Vice President of Marketing
Dear Diary of Spray-and-Pray Advertising,
In 2008, my MBA marketing courses taught me the fads of the time - put your budget in branding, take your big customers golfing and use gimmicks to retain existing customers and acquire new ones. Fortunately, I discovered that the secret to maximizing the yield from my budget was through understanding the unique preferences of our customers and targeting new ones with traits similar to our most economically valuable customers. My big ah-ha was when I saw how powerful analytics of all flavors statistics, segmentation, forecasts provide us with answers.
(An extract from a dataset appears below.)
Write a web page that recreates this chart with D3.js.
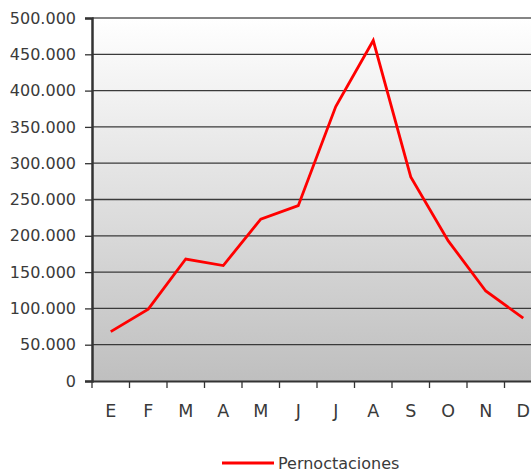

At first, I feared that the cost and effort to collect, understand and apply all the necessary data would be galactic and that I would have to replace my street-smart marketing staff with Ph.D. geeks. But, I saw my team gain competency with precision targeting of their marketing campaigns as well as optimizing deals, offers and service levels based on the new intelligence we gained about our customers and their desires.
Vice President of Human Resources
Dear Diary of Employee Turnover,
My staff and I reminisced today about how proficient we were back in 2008, processing paperwork for exiting employees and stacking inbound resumes in piles. I am so glad those days are over. The big breakthrough in our mind-set was when we seriously applied workforce analytics to retain employees by predicting, who was most likely to quit next. We could optionally intervene to prevent them from resigning or hire new employees that fit our needs and culture. Now, my challenge is growing our employees brains to accelerate their pace to innovate.